▶ **Set exercise**: Go through the listing below and list every line with "that".

▶ **Stored rows**:
>>

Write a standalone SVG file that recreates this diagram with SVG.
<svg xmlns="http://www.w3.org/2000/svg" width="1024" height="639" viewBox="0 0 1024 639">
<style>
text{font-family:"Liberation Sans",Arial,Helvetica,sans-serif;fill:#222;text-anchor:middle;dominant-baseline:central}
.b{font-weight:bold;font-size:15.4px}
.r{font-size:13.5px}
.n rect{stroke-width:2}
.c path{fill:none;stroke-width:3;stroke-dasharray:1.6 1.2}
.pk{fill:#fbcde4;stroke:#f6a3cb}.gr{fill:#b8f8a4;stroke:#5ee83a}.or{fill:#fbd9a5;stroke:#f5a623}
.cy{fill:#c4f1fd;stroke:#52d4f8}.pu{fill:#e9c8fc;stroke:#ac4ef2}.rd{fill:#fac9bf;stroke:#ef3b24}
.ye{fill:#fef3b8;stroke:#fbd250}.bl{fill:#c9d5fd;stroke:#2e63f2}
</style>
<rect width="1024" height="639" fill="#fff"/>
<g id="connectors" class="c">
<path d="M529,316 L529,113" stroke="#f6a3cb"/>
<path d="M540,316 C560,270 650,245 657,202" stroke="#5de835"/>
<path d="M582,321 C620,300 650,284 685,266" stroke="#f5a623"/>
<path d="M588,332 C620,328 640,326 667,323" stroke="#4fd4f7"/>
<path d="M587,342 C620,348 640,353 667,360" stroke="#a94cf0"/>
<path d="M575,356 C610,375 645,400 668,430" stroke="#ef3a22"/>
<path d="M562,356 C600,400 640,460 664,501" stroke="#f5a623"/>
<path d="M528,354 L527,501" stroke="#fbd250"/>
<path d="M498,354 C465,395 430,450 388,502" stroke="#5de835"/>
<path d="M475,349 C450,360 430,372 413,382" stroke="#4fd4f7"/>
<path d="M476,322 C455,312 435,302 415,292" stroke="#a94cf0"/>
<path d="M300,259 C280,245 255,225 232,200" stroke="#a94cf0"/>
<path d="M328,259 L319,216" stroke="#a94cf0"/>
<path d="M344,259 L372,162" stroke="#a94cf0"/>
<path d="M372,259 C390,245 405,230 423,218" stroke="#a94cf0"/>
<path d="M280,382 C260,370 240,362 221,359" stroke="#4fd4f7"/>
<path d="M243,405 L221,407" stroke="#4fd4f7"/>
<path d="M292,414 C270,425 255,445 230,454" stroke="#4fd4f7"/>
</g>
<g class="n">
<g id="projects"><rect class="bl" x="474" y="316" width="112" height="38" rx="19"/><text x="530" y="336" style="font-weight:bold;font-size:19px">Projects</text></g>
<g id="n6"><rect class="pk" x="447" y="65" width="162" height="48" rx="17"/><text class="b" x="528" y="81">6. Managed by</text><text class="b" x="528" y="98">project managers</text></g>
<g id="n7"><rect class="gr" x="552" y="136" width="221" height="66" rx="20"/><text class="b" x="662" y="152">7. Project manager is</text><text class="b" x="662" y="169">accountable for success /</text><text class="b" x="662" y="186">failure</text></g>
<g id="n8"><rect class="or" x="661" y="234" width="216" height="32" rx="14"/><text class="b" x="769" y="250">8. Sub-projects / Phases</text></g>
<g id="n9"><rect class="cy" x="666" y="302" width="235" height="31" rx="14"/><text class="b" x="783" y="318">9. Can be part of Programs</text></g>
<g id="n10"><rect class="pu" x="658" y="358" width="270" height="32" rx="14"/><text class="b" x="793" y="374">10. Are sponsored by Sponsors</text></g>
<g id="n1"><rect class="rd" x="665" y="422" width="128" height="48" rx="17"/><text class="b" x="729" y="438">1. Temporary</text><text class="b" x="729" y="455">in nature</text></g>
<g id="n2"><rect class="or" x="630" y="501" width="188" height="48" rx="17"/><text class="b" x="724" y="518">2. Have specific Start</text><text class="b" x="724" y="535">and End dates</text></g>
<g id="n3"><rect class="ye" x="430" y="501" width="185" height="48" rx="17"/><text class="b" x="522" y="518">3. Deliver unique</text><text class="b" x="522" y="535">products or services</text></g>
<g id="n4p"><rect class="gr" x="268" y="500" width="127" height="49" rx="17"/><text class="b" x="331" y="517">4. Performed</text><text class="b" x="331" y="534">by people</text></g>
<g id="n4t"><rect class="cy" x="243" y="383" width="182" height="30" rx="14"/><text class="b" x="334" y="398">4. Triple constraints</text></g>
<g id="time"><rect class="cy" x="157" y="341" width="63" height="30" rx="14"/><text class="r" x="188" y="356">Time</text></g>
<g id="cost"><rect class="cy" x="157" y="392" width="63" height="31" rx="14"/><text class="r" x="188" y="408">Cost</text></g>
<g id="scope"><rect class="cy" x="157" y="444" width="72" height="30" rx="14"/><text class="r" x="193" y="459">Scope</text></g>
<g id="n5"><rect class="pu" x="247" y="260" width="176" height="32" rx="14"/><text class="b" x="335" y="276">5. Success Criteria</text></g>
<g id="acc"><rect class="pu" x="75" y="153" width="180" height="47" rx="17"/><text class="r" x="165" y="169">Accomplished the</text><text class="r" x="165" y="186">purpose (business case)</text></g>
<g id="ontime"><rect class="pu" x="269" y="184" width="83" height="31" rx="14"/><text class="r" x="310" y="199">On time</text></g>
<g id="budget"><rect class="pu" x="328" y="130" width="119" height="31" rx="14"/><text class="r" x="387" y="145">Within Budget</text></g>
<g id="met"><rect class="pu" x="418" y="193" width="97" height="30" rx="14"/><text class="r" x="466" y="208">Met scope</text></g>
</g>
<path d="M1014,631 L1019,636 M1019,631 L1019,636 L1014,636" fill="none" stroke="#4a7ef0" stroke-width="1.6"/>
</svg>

<<
>>

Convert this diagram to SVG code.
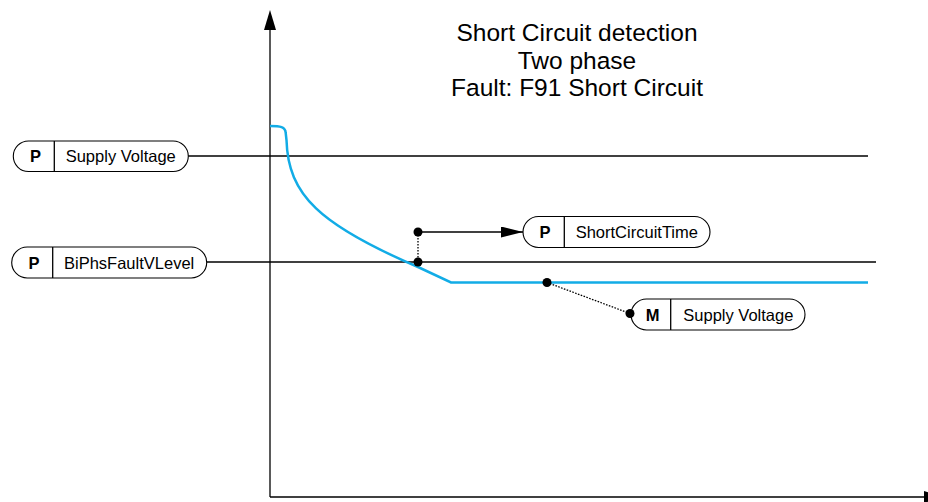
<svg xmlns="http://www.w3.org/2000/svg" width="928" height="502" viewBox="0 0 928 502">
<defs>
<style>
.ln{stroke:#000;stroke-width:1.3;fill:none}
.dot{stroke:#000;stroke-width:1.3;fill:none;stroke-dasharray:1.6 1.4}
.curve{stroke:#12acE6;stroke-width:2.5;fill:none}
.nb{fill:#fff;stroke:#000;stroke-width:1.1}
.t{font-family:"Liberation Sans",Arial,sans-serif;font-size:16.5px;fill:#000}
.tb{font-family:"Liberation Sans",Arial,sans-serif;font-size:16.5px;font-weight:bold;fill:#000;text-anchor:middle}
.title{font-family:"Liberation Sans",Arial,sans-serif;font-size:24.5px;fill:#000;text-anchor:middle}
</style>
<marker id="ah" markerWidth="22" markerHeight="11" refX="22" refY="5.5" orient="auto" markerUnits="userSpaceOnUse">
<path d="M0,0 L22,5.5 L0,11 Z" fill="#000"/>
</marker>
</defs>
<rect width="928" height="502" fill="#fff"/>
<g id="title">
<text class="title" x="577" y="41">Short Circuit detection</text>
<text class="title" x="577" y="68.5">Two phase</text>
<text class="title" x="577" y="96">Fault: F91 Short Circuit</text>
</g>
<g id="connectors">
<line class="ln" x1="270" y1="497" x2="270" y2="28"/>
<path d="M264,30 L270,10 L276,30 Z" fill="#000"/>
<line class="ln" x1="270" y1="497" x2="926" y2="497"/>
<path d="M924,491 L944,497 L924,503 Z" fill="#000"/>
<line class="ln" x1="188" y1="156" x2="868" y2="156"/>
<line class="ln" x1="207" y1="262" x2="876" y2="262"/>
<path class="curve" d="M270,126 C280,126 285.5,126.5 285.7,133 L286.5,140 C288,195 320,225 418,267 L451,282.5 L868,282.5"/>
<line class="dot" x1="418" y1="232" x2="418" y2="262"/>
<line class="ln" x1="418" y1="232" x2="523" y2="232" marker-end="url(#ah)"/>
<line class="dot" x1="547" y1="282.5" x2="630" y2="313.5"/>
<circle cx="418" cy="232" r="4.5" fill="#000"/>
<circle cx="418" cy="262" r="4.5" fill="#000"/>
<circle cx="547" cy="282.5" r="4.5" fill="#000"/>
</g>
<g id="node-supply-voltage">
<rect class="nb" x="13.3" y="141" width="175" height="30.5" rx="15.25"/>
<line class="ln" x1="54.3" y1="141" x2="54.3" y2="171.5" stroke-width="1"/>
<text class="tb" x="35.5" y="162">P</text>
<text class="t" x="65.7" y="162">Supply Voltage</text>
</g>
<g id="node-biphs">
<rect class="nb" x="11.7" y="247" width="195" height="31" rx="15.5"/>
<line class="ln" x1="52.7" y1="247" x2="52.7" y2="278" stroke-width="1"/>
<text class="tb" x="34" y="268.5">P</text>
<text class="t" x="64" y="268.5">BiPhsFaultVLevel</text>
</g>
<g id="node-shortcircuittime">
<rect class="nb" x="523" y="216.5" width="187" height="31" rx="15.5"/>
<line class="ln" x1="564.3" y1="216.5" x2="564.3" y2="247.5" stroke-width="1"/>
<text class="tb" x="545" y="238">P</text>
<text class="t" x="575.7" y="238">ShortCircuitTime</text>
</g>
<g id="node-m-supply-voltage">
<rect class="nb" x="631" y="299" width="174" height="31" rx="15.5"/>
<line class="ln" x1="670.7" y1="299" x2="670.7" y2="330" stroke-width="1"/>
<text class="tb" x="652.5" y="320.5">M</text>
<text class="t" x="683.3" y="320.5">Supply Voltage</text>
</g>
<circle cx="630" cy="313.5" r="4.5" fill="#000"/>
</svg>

<<
>>

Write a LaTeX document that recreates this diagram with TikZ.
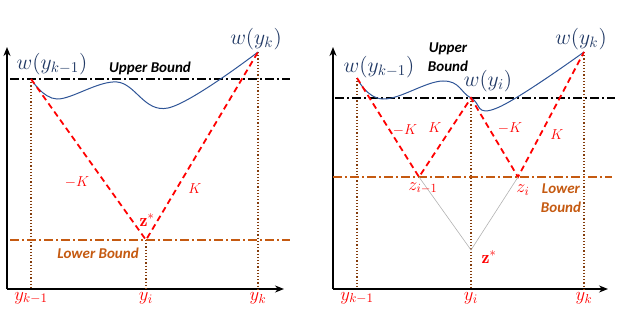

<<

▶ **Finished answer**:
Write a standalone SVG file that recreates this diagram with SVG.
Write a LaTeX document that recreates this diagram with TikZ.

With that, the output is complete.